High-Flying Washington Is Leaving Behind a Hokie Highlight Reel
Tuesday, March 4, 2008
BLACKSBURG, Va., March 3 -- Deron Washington moved from Green Bay, Wis., to Maryland at age 17, not even one year removed from his first slam dunk. When he arrived, he quickly realized something: "Everybody could jump," he said.
He vowed he wouldn't be left behind. Washington found himself one day playing pickup against current Georgetown forward Patrick Ewing Jr. He dribbled down the lane, soared and slammed over Ewing, who is now a good friend.
"Something from there made me just want to keep on dunking," Washington said.

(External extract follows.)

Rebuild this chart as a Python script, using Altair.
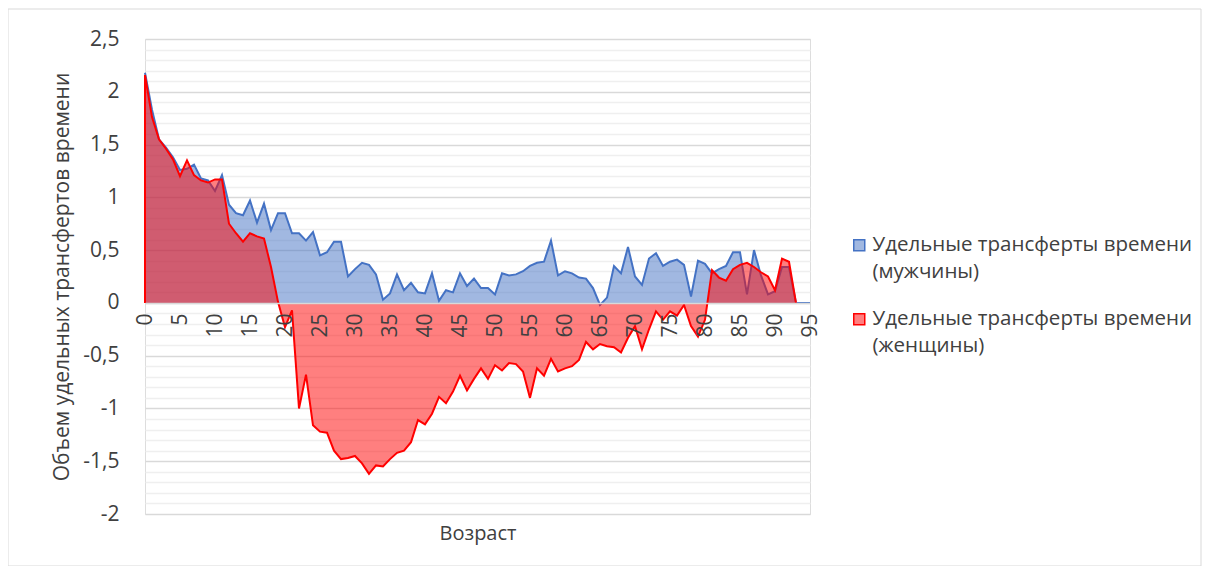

Washington spent the next four years at Virginia Tech compiling perhaps college basketball's most indelible highlight reel. During his career, his teammates and Coach Seth Greenberg put the Hokies on the college basketball map. Washington put them on YouTube. A search for "Deron Washington" on the Web site returns 59 videos, two of which have been viewed more than 94,000 times.
On Tuesday, barring any National Invitation Tournament games, Washington will play his final game at Cassell Coliseum. He'll leave behind a unique footprint. Some fans will remember him as a fashion plate. He wore pony-tailed dreadlocks (which fellow Hokies senior Marcus Travis sheared into a mohawk this season), knee-high socks, knee braces and a headband. "I just like to be different, have my own style," Washington said.
Opponents will remember him as a nuisance. He's gone through three pairs of those knee braces, and his current set is riddled with about a dozen holes. Student sections from opposing schools often deride him for flopping; he takes it as a compliment.
Others will remember his clutch shots. Last year against Illinois, in Virginia Tech's first NCAA tournament game in 11 years, Washington banked in -- by mistake -- the game-winning jumper with 46 seconds remaining. This season, asserting himself as a team leader, he demanded the ball and made an acrobatic layup as overtime expired at Virginia. It is his most cherished play. "My first buzzer beater," he said.
Mostly, though, Washington will be remembered for his high-flying moments.
Tyrelle Blair of Boston College found himself on the wrong end of a Washington slam twice last season, the first at BC on Feb. 3.
"That's [one of the] top three dunks of my career," Washington said. "I was setting a screen for Zabian Dowdell, and he was cutting out. They were supposed to switch. My man went to him, and the other guy chased him. I was able to slip to the basket and get a wide open lane. Jamon Gordon ended up hitting me. I just tried to go to the basket strong and get the dunk. I happened to get up higher than Blair did and just dunked on him."
Washington and Blair met again 18 days later in Blacksburg. Washington received the ball on a fast break, bolted down the lane and saw Blair standing under the basket. Blair braced his knees. He cocked his arms. Then he simply stood still and ducked out of the way.
"I think he wanted to jump," Washington said. "Then he was like, 'Man, he's coming full speed. I know when I jumped with him he dunked on me last time.' Shot blockers don't forget when people dunk on them. They know who to jump with and who not to jump with. It ended up being a pretty nice dunk."
Washington's favorite dunk came Jan. 19 this season at Georgia Tech against Gani Lawal, a 6-8 forward.
"I hop-stepped and just took off from outside the paint," Washington said. "I saw [Lawal] try to jump, and I just kept on going up. He was going on down while I dunked it, and I got the dunk and the and-one. My finger hit the rim, but he hit me and I knew how to throw it in to get the dunk. I would do that in practice in case that situation came up, so I'd know how to throw it in the rim. Kevin Garnett dunked on somebody like that."
On Jan. 6 last year, Washington forged the lasting image of what still may be Greenberg's signature win. He hurdled over Duke point guard Greg Paulus for a remarkable layup, a play that still follows both players.
"Markus Sailes got the steal," Washington said. "As soon as I see somebody grab the ball, I usually just take off and start running. He passed to me, and I saw Paulus step up and try to take a charge. I didn't think he was going to take the charge, to be honest. I just took off. When it happened, I was like, 'Hmm. I'm over him. Might as well finish the layup.' I wanted to dunk it. He got in the way. I slowed it down a little bit. I just laid it up. It was all instinct."
Photos circulated on the Internet of Washington in mid-flight, Paulus standing helplessly between his legs. The clip landed on YouTube almost instantly, accompanied by breathless broadcasters Mike Patrick and Len Elmore. It's been watched more than 95,000 times.
Patrick sounded as if he needed to see the replay to validate what he had seen with his own eyes. "I don't know if I've ever seen anything quite like it," he said, unwittingly summarizing Washington's career.